When NSH rolls into VAN, especially if they are tired, they're going to be happier to play the game 10 feet off the boards and keep things at a slower pace. And since that's the way Vigneault like's to play it ... probably what you'll see.

So I suspect that there still was undercounting of shots in N.J in 07/08 and 08/09. And I suspect that if you went through the H2H icetimes for a bunch of N.J games, you'd see that Parise played tougher minutes on home ice.

Just a theory, but it would mesh with Brent Sutter's style.

Vic Ferrari said...


I think there were a lot of things that changed around the coaching change. And probably Therrien wasn't a very good coach, either.

Mostly Gonchar coming back and Crosby playing healthy after a rough year, I think. The big change in underlying numbers came in where Malkin's shifts were ending. I guessed at the time that Bylsma may have "gotten through to him". But seeing some of the playoffs, Malkin got a whack of chances in the first 10 seconds of coming onto the ice after a Crosby shift. Having Sid healthy and able to play PvP would send a huge ripple down that lineup.
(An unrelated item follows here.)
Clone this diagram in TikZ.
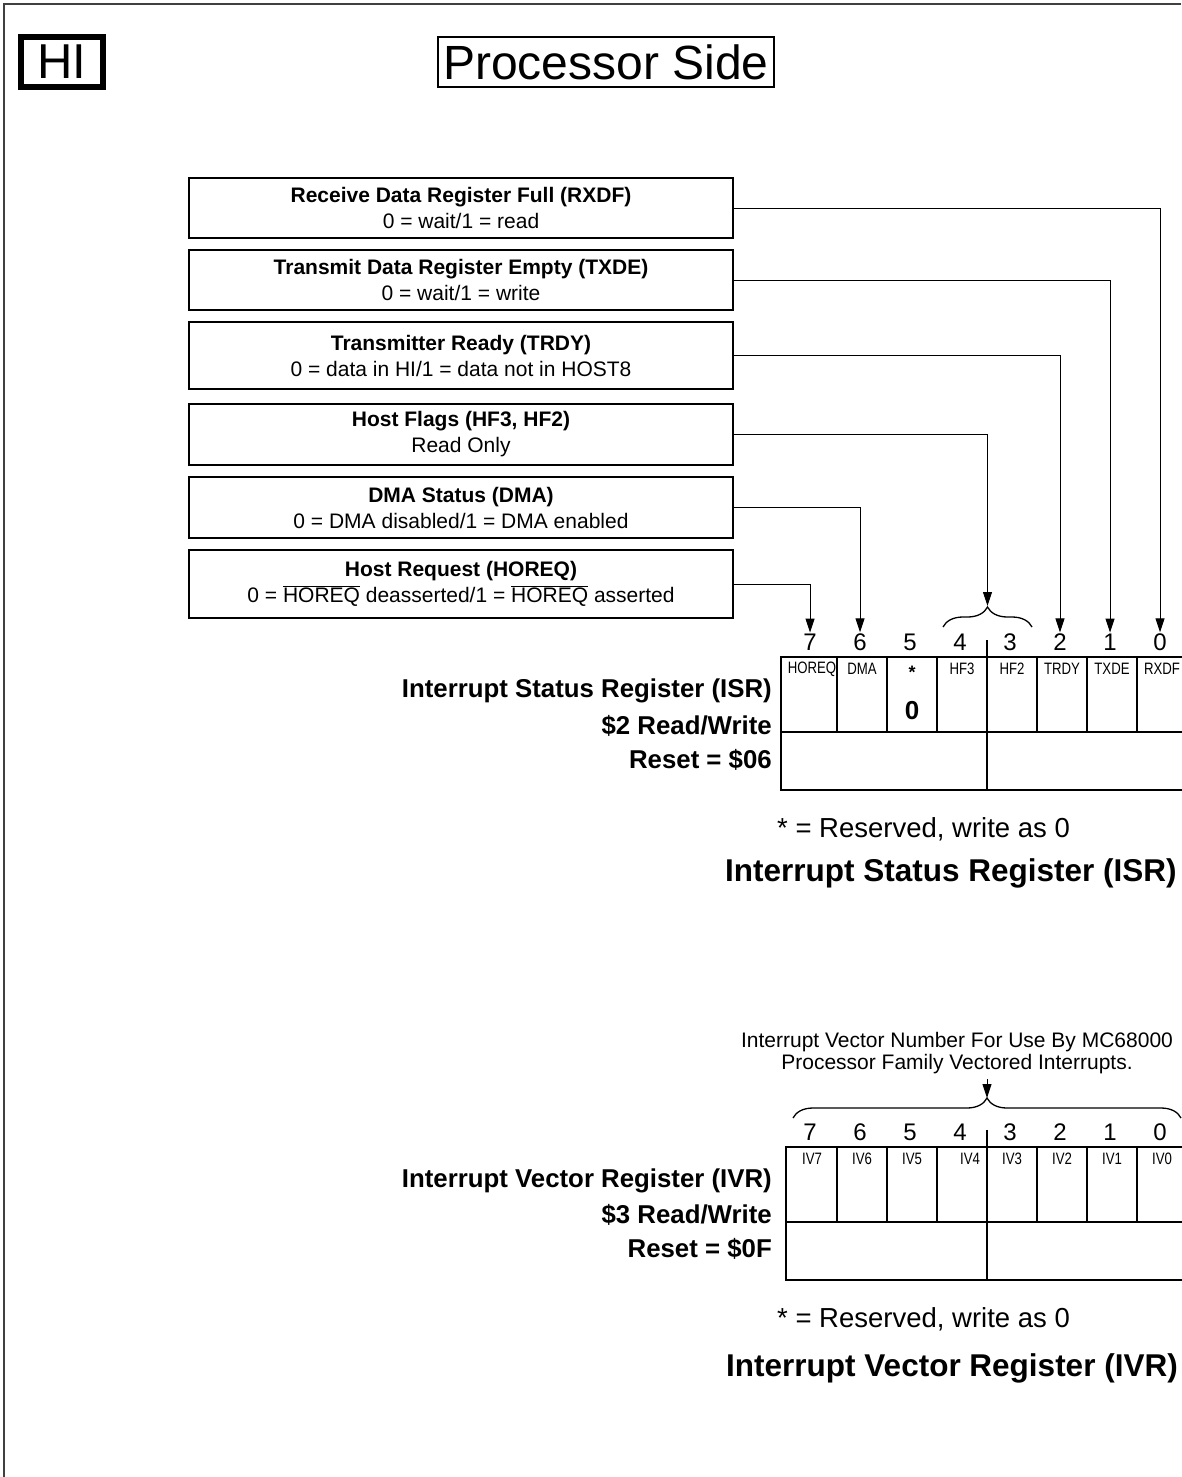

I've never checked to see if that was the case in the regular season games after Bylsma took over, but that's what I would guess. Just my sense of it.

JLikens said...


Yeah, I was thinking about which value I should use for the hypothetical mean.

While I ultimately elected to use the aggregate road SH% in Devils road games, those values look to be a little low -- almost a whole percentage point below the league average SH%. It's possible -- maybe even likely -- that the true shooting percentage in Devils home games is closer to the league average (both at EV with the score tied and EV generally).


Interesting point about Sutter. I suppose the difference in coaching styles is capable of explaining why the percentage discrepancy persists even though the shot gap has closed.

It seems, then, that the bias continues to operate.